Other missionaries also wrote to affirm Rankin's request after receiving his letter.
"We have had no problem or hesitation," wrote Chris and Eileen Carr, who were appointed for general evangelism in Russia in January 1999. "The newest revision of the BF&M contains nothing that conflicts with historic, evangelical, orthodox Christian doctrine. Everything in the BF&M dovetails with traditional Southern Baptist faith and practice."
"When we first heard we might be asked to [promise to work in accord with the 2000 BF&M], I was against it on principle and on hearsay, and I was glad when the trustees reaffirmed us," wrote Charlotte Acree, who has served as a clinic nurse in Nigeria since 1987. "However, when [Dr. Rankin's request] came out, I followed the suggestion of comparing the three editions of the BF&M and found no cause for any alarm or dissension in any of them."

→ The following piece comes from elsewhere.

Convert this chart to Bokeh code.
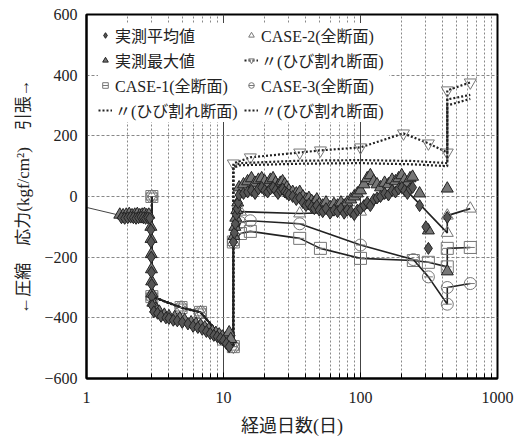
from bokeh.plotting import figure
from bokeh.models import FixedTicker, Legend, LegendItem, PrintfTickFormatter
from bokeh.embed import file_html
from bokeh.resources import INLINE

# ---------------- data ----------------
pre_x = [1.0, 1.75]
pre_y = [-36, -62]

avg_x = [1.8, 1.9, 2.0, 2.1, 2.2, 2.3, 2.4, 2.5, 2.6, 2.7, 2.8, 2.9,
         2.95, 2.96, 2.97, 2.98, 2.99, 3.0, 3.02,
         3.1, 3.3, 3.5, 3.8, 4.0, 4.3, 4.6, 5.0, 5.5, 6.0, 6.5, 7.0, 7.5, 8.0, 8.5, 9.0, 9.5, 10.0, 10.5, 11.0,
         11.8, 12.0, 12.2, 12.4, 12.6, 12.8,
         13, 14, 15, 16, 17, 18, 19, 20, 21, 22, 23, 24, 25, 26, 27, 28, 29, 30, 32, 34, 36, 38, 40, 42, 44,
         46, 48, 50, 53, 56, 60, 64, 68, 72, 76, 80, 85, 90, 95, 100, 106, 112, 118, 125, 132, 140, 150, 160,
         170, 180, 190, 200, 210, 220, 230, 240, 270, 300, 313, 430]
avg_y = [-70, -72, -70, -68, -70, -72, -70, -68, -70, -72, -70, -72,
         -110, -150, -200, -250, -290, -330, -360,
         -380, -385, -395, -400, -402, -408, -410, -415, -420, -428, -432, -438, -445, -452, -458, -462, -468, -475, -485, -495,
         -150, -120, -90, -60, -40, -20,
         5, 10, 15, 20, 10, 25, 30, 20, 15, 25, 30, 20, 10, 20, 25, 15, 10, 5, 0, -10, -5, -20, -30, -25, -35,
         -40, -30, -45, -50, -40, -55, -45, -50, -40, -55, -45, -50, -60, -45, -40, -30, -20, -30, -10, -5, 0, 10, 5,
         20, 15, 25, 30, 20, 10, 25, 30, -30, -100, -171, -69]

max_x = [1.75, 1.85, 1.95, 2.05, 2.15, 2.25, 2.35, 2.45, 2.55, 2.65, 2.75, 2.85,
         2.95, 2.96, 2.97, 2.98, 2.99, 3.0,
         3.05, 3.2, 3.4, 3.7, 4.0, 4.4, 4.8, 5.2, 5.8, 6.3, 6.8, 7.3, 7.8, 8.3, 8.8, 9.3, 9.8, 10.3, 11.0, 11.3,
         11.9, 12.1, 12.3, 12.5, 12.7,
         13, 14, 15, 16, 17, 18, 19, 20, 21, 22, 23, 24, 25, 26, 27, 28, 29, 30, 32, 34, 36, 38, 40, 42, 44,
         46, 48, 50, 53, 56, 60, 64, 68, 72, 76, 80, 85, 90, 95, 100, 106, 112, 118, 125, 132, 140, 150, 160,
         170, 180, 190, 200, 210, 220, 230, 240, 270, 313, 430, 430]
max_y = [-60, -62, -60, -58, -62, -60, -58, -62, -60, -58, -62, -60,
         -100, -140, -190, -240, -280, -320,
         -350, -370, -380, -390, -395, -398, -402, -408, -415, -420, -425, -432, -438, -445, -450, -455, -462, -468, -448, -470,
         -130, -100, -70, -45, -20,
         30, 40, 50, 60, 45, 55, 60, 50, 40, 55, 60, 45, 35, 45, 50, 40, 30, 20, 15, 10, 15, 0, -10, -5, -15,
         -20, -10, -25, -30, -20, -35, -25, -30, -20, -30, -20, -10, 0, 10, 20, 40, 60, 70, 50, 40, 30, 45, 40,
         55, 50, 60, 70, 55, 45, 60, 65, 10, -112, 26, -247]

c1_x = [3, 3, 4.9, 6.8, 10, 11.8, 11.8, 13.3, 15.7, 36, 51, 100, 243, 313, 430, 430, 633]
c1_y = [0, -330, -366, -382, -470, -495, -150, -122, -115, -138, -171, -204, -211, -217, -232, -171, -168]

c1c_x = [3, 3, 4.9, 6.8, 10, 11.8, 11.8, 13.3, 36, 100, 243, 430, 430, 633]
c1c_y = [0, -330, -366, -382, -470, -495, 100, 110, 118, 120, 117, 110, 320, 335]

c2_x = [3, 3, 4.9, 6.8, 10, 11.8, 11.8, 13.3, 36, 100, 206, 430, 430, 633]
c2_y = [0, -330, -366, -382, -470, -495, -150, -50, -56, -50, 30, -120, -63, -40]

c2c_x = [3, 3, 4.9, 6.8, 10, 11.8, 11.8, 15.7, 36, 51, 100, 206, 313, 430, 430, 633]
c2c_y = [0, -330, -366, -382, -470, -495, 109, 129, 145, 152, 162, 208, 175, 145, 350, 376]

c3_x = [3, 3, 4.9, 6.8, 10, 11.8, 11.8, 13.3, 15.7, 36, 100, 243, 313, 430, 430, 633]
c3_y = [0, -330, -366, -382, -470, -495, -150, -86, -80, -90, -160, -208, -265, -355, -300, -287]

c3c_x = [3, 3, 4.9, 6.8, 10, 11.8, 11.8, 13.3, 36, 100, 243, 430, 430, 633]
c3c_y = [0, -330, -366, -382, -470, -495, 95, 103, 108, 110, 106, 100, 300, 322]

x_ticks = [1, 10, 100, 1000]
y_ticks = [-600, -400, -200, 0, 200, 400, 600]

labels = ["実測平均値", "実測最大値", "CASE-1(全断面)", "〃(ひび割れ断面)",
          "CASE-2(全断面)", "〃(ひび割れ断面)", "CASE-3(全断面)", "〃(ひび割れ断面)"]

FONT = "'Liberation Serif', 'Noto Sans CJK JP'"

# ---------------- figure ----------------
p = figure(width=525, height=444, x_axis_type="log", x_range=(1, 1000), y_range=(-600, 600),
           output_backend="svg", toolbar_location=None,
           min_border_left=86, min_border_right=28, min_border_top=14, min_border_bottom=66)
p.background_fill_color = "white"
p.border_fill_color = "white"
p.outline_line_color = "black"
p.outline_line_width = 2

minor = [m * d for d in [1, 10, 100] for m in range(2, 10)]
p.xaxis.ticker = FixedTicker(ticks=x_ticks, minor_ticks=minor)
p.yaxis.ticker = FixedTicker(ticks=y_ticks)
p.xaxis.formatter = PrintfTickFormatter(format="%d")

for ax in (p.xaxis, p.yaxis):
    ax.axis_line_color = "black"
    ax.axis_line_width = 2
    ax.major_label_text_font = FONT
    ax.major_label_text_font_size = "16px"
    ax.major_label_text_color = "#222"
    ax.axis_label_text_font = FONT
    ax.axis_label_text_font_style = "normal"
    ax.axis_label_text_font_size = "17px"
    ax.axis_label_text_color = "#222"

p.xaxis.major_tick_in = 6
p.xaxis.major_tick_out = 0
p.xaxis.minor_tick_in = 5
p.xaxis.minor_tick_out = 0
p.xaxis.major_label_standoff = 13
p.xaxis.axis_label = "経過日数(日)"
p.xaxis.axis_label_text_font_size = "18px"
p.xaxis.axis_label_standoff = 10

p.yaxis.major_tick_in = 0
p.yaxis.major_tick_out = 0
p.yaxis.minor_tick_line_color = None
p.yaxis.major_label_standoff = 9
p.yaxis.axis_label = "←圧縮　応力(kgf/cm²)　引張→"
p.yaxis.axis_label_standoff = 8

p.xgrid.grid_line_color = "#444"
p.xgrid.grid_line_width = 1
p.xgrid.minor_grid_line_color = "#888"
p.xgrid.minor_grid_line_dash = "2 2"
p.ygrid.grid_line_color = "#888"
p.ygrid.grid_line_dash = "3 2"

# ---------------- glyphs ----------------
def calc_full(xs, ys, marker):
    ln = p.line(xs, ys, line_color="#222", line_width=1.6)
    mk = p.scatter(xs, ys, marker=marker, size=12, fill_color=None, line_color="#777", line_width=1)
    return [ln, mk]

def calc_crack(xs, ys, marker=None):
    ln = p.line(xs, ys, line_color="#222", line_width=2.2, line_dash="2 2")
    rs = [ln]
    if marker:
        rs.append(p.scatter(xs, ys, marker=marker, size=12, fill_color=None, line_color="#777", line_width=1))
    return rs

p.line(pre_x, pre_y, line_color="#444", line_width=1)

r_c1 = calc_full(c1_x, c1_y, "square")
r_c1 += [p.scatter(c1_x, c1_y, marker="dash", size=9, line_color="#777")]
r_c1c = calc_crack(c1c_x, c1c_y)
r_c2 = calc_full(c2_x, c2_y, "triangle")
r_c2c = calc_crack(c2c_x, c2c_y, "inverted_triangle")
r_c3 = calc_full(c3_x, c3_y, "circle")
r_c3 += [p.scatter(c3_x, c3_y, marker="dash", size=9, line_color="#777")]
r_c3c = calc_crack(c3c_x, c3c_y)

r_max = p.scatter(max_x, max_y, marker="triangle", size=12, fill_color="#777", line_color="#222", line_width=1)
r_avg = p.scatter(avg_x, avg_y, marker="diamond", size=12, fill_color="#555", line_color="#222", line_width=1)

items = [
    LegendItem(label=labels[0], renderers=[r_avg]),
    LegendItem(label=labels[1], renderers=[r_max]),
    LegendItem(label=labels[2], renderers=r_c1[1:]),
    LegendItem(label=labels[3], renderers=r_c1c),
    LegendItem(label=labels[4], renderers=r_c2[1:]),
    LegendItem(label=labels[5], renderers=r_c2c),
    LegendItem(label=labels[6], renderers=r_c3[1:]),
    LegendItem(label=labels[7], renderers=r_c3c),
]
legend = Legend(items=items, location=(12, 256), nrows=4,
                label_text_font=FONT, label_text_font_size="16px", label_text_color="#222",
                background_fill_color="white", background_fill_alpha=1.0,
                border_line_color=None, glyph_width=14, glyph_height=14,
                spacing=1, padding=10, margin=0, label_standoff=3, label_height=19,
                label_width=128)
p.add_layout(legend, "center")

open("out.html", "w").write(file_html(p, INLINE))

Another couple also added that they found no reason to believe that the revised statements contradict biblical teachings.
"We support the content of the 2000 Baptist Faith and Message without reservation," wrote Keith and Lisa Wagner, who were appointed to plant churches in the Dominican Republic in May 2000. "We find it to be a document based on solid, biblical theology.
"We are not ashamed to be serving as missionaries with the International Mission Board of the Southern Baptist Convention. In fact, we feel quite honored to be sent out as missionaries from the churches of the SBC. We believe, as missionaries, we should be held accountable for what we teach on the mission field."
Many of the missionaries serving overseas have taken a more liberal and open approach to Rankin's requests. They understand that their personal beliefs are their own, but they also understand that they are accountable for their ministries and their teachings.
"We appreciate the fact that virtually all our missionaries promised to work in accord with the 2000 BF&M after giving it thoughtful and prayerful consideration," he said. "They understand the importance of conducting their ministries in a way that the churches would approve of.
"Southern Baptist missionaries have always been expected to honor the beliefs of the churches that send and support them. When messengers to the 2000 SBC annual meeting revised the BF&M, it created a need to affirm that we would work in harmony with their beliefs.
"The vast majority of the missionaries had no problem doing that because their beliefs reflect the beliefs of the churches that sent them -- the churches that voted overwhelmingly to adopt the revisions in 2000," Rankin said.
"We would deeply regret losing any missionary, but we are accountable to the churches in this matter. If a missionary's disagreements are so great that he cannot in good conscience promise to work in harmony with the BF&M, we feel he has an obligation to Southern Baptists to tell them so."